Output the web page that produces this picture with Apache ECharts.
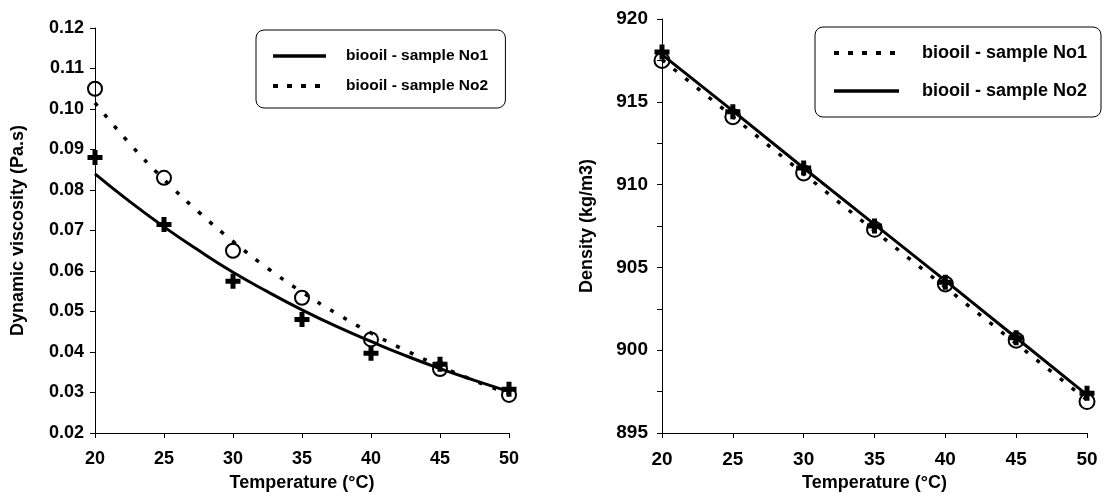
<!DOCTYPE html>
<html>
<head>
<meta charset="utf-8">
<script src="https://cdn.jsdelivr.net/npm/echarts@6/dist/echarts.min.js"></script>
<style>
html,body{margin:0;padding:0;background:#fff;}
#c{width:1108px;height:497px;}
</style>
</head>
<body>
<div id="c"></div>
<script>
// ---- data ----
const temps = [20, 25, 30, 35, 40, 45, 50];
const xTicks = [20, 25, 30, 35, 40, 45, 50];
// Left chart: dynamic viscosity (Pa.s) – measured points
const viscNo1 = [0.088, 0.0715, 0.0575, 0.048, 0.0397, 0.037, 0.0308];
const viscNo2 = [0.105, 0.083, 0.065, 0.0534, 0.0431, 0.0358, 0.0294];
// Left chart: trend curves
const fitTemps = [20, 22.5, 25, 27.5, 30, 32.5, 35, 37.5, 40, 42.5, 45, 47.5, 50];
const viscFitNo1 = [0.084, 0.0772, 0.0709, 0.0651, 0.0597, 0.0549, 0.0504, 0.0463, 0.0426, 0.0391, 0.0359, 0.0330, 0.0302];
const viscFitNo2 = [0.1015, 0.0915, 0.0826, 0.0746, 0.0673, 0.0607, 0.0548, 0.0495, 0.0447, 0.0404, 0.0365, 0.0329, 0.0297];
// Right chart: density (kg/m3) – measured points
const densNo1 = [917.5, 914.1, 910.7, 907.3, 904.0, 900.6, 896.9];
const densNo2 = [918.0, 914.4, 911.0, 907.5, 904.1, 900.75, 897.4];
// Right chart: trend lines
const densFitNo1 = [917.55, 914.1, 910.65, 907.2, 903.8, 900.4, 897.0];
const densFitNo2 = [917.85, 914.45, 911.0, 907.6, 904.2, 900.75, 897.3];

const names = ['biooil - sample No1', 'biooil - sample No2'];

// ---- helpers ----
const FONT = "'Liberation Sans', Arial, sans-serif";
const PLUS = 'path://M4,0 H8 V4 H12 V8 H8 V12 H4 V8 H0 V4 H4 Z';
const pairs = (xs, ys) => xs.map((x, i) => [x, ys[i]]);
const SOLID = { color: '#000', width: 3.5, type: 'solid' };
const DOTS = { color: '#000', width: 4, type: [5, 9], cap: 'butt' };

function xAxisCfg(gridIndex, fs) {
  return {
    gridIndex, type: 'value', min: 20, max: 50, interval: 5,
    name: 'Temperature (°C)', nameLocation: 'middle', nameGap: 41,
    nameTextStyle: { fontFamily: FONT, fontWeight: 'bold', fontSize: 18, color: '#000' },
    axisLine: { lineStyle: { color: '#000', width: 1 } },
    axisTick: { show: true, length: 5, lineStyle: { color: '#000' } },
    axisLabel: { fontFamily: FONT, fontWeight: 'bold', fontSize: fs, color: '#000', margin: 17 },
    splitLine: { show: false }
  };
}

const lineSeriesBase = { symbol: 'none', symbolSize: 0, itemStyle: { color: '#000' } };

const chart = echarts.init(document.getElementById('c'), null, { renderer: 'canvas' });

const legendBase = {
  orient: 'vertical',
  borderColor: '#000', borderWidth: 1, borderRadius: 8, backgroundColor: '#fff',
  itemStyle: { opacity: 0 },
  selectedMode: false
};

const option = {
  animation: false,
  backgroundColor: '#fff',
  grid: [
    { left: 95, top: 28, width: 414, height: 416 },
    { left: 662, top: 19, width: 425, height: 423 }
  ],
  xAxis: [xAxisCfg(0, 18), xAxisCfg(1, 19)],
  yAxis: [
    {
      gridIndex: 0, type: 'value', min: 0.02, max: 0.12, interval: 0.01,
      name: 'Dynamic viscosity (Pa.s)', nameLocation: 'middle', nameGap: 68,
      nameTextStyle: { fontFamily: FONT, fontWeight: 'bold', fontSize: 18, color: '#000' },
      axisLine: { show: true, lineStyle: { color: '#000', width: 1 } },
      axisTick: { show: true, length: 5, lineStyle: { color: '#000' } },
      axisLabel: { fontFamily: FONT, fontWeight: 'bold', fontSize: 18, color: '#000', margin: 11,
        formatter: v => v.toFixed(2) },
      splitLine: { show: false }
    },
    {
      gridIndex: 1, type: 'value', min: 895, max: 920, interval: 2.5,
      name: 'Density (kg/m3)', nameLocation: 'middle', nameGap: 66,
      nameTextStyle: { fontFamily: FONT, fontWeight: 'bold', fontSize: 18, color: '#000' },
      axisLine: { show: true, lineStyle: { color: '#000', width: 1 } },
      axisTick: { show: true, length: 5, lineStyle: { color: '#000' } },
      axisLabel: { fontFamily: FONT, fontWeight: 'bold', fontSize: 19, color: '#000', margin: 14,
        formatter: v => (Math.abs(v % 5) < 1e-9 ? String(v) : '') },
      splitLine: { show: false }
    }
  ],
  legend: [
    Object.assign({}, legendBase, {
      left: 256, top: 30,
      data: [
        { name: names[0] + ' ', lineStyle: SOLID },
        { name: names[1] + ' ', lineStyle: DOTS }
      ],
      itemWidth: 53, itemHeight: 14, itemGap: 14,
      padding: [18, 13, 14, 15],
      textStyle: { fontFamily: FONT, fontWeight: 'bold', fontSize: 15.5, color: '#000', padding: [0, 0, 0, 15] }
    }),
    Object.assign({}, legendBase, {
      left: 815, top: 27,
      data: [
        { name: names[0], lineStyle: DOTS },
        { name: names[1], lineStyle: SOLID }
      ],
      itemWidth: 65, itemHeight: 14, itemGap: 20,
      padding: [17, 14, 17, 17],
      textStyle: { fontFamily: FONT, fontWeight: 'bold', fontSize: 18, color: '#000', padding: [0, 0, 0, 18] }
    })
  ],
  series: [
    // left chart curves
    Object.assign({}, lineSeriesBase, { name: names[0] + ' ', type: 'line', xAxisIndex: 0, yAxisIndex: 0,
      data: pairs(fitTemps, viscFitNo1), smooth: true, lineStyle: { color: '#000', width: 3 }, z: 3 }),
    Object.assign({}, lineSeriesBase, { name: names[1] + ' ', type: 'line', xAxisIndex: 0, yAxisIndex: 0,
      data: pairs(fitTemps, viscFitNo2), smooth: true,
      lineStyle: { color: '#000', width: 3.5, type: [4, 11], cap: 'butt' }, z: 3 }),
    // left chart points
    { type: 'scatter', xAxisIndex: 0, yAxisIndex: 0, data: pairs(temps, viscNo1), symbol: PLUS, symbolSize: 15,
      itemStyle: { color: '#000', opacity: 1 }, z: 4 },
    { type: 'scatter', xAxisIndex: 0, yAxisIndex: 0, data: pairs(temps, viscNo2), symbol: 'circle', symbolSize: 14,
      itemStyle: { color: 'rgba(0,0,0,0)', borderColor: '#000', borderWidth: 2, opacity: 1 }, z: 4 },
    // right chart lines
    Object.assign({}, lineSeriesBase, { name: names[0], type: 'line', xAxisIndex: 1, yAxisIndex: 1,
      data: pairs(temps, densFitNo1), smooth: false,
      lineStyle: { color: '#000', width: 3.5, type: [4, 11], cap: 'butt' }, z: 3 }),
    Object.assign({}, lineSeriesBase, { name: names[1], type: 'line', xAxisIndex: 1, yAxisIndex: 1,
      data: pairs(temps, densFitNo2), smooth: false, lineStyle: { color: '#000', width: 3 }, z: 3 }),
    // right chart points
    { type: 'scatter', xAxisIndex: 1, yAxisIndex: 1, data: pairs(temps, densNo1), symbol: 'circle', symbolSize: 15,
      itemStyle: { color: 'rgba(0,0,0,0)', borderColor: '#000', borderWidth: 2, opacity: 1 }, z: 4 },
    { type: 'scatter', xAxisIndex: 1, yAxisIndex: 1, data: pairs(temps, densNo2), symbol: PLUS, symbolSize: 15,
      itemStyle: { color: '#000', opacity: 1 }, z: 4 }
  ]
};
chart.setOption(option);
</script>
</body>
</html>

### Exercise
Report only a number: how many lines in the material above contain the string "picture".

### Written solution
1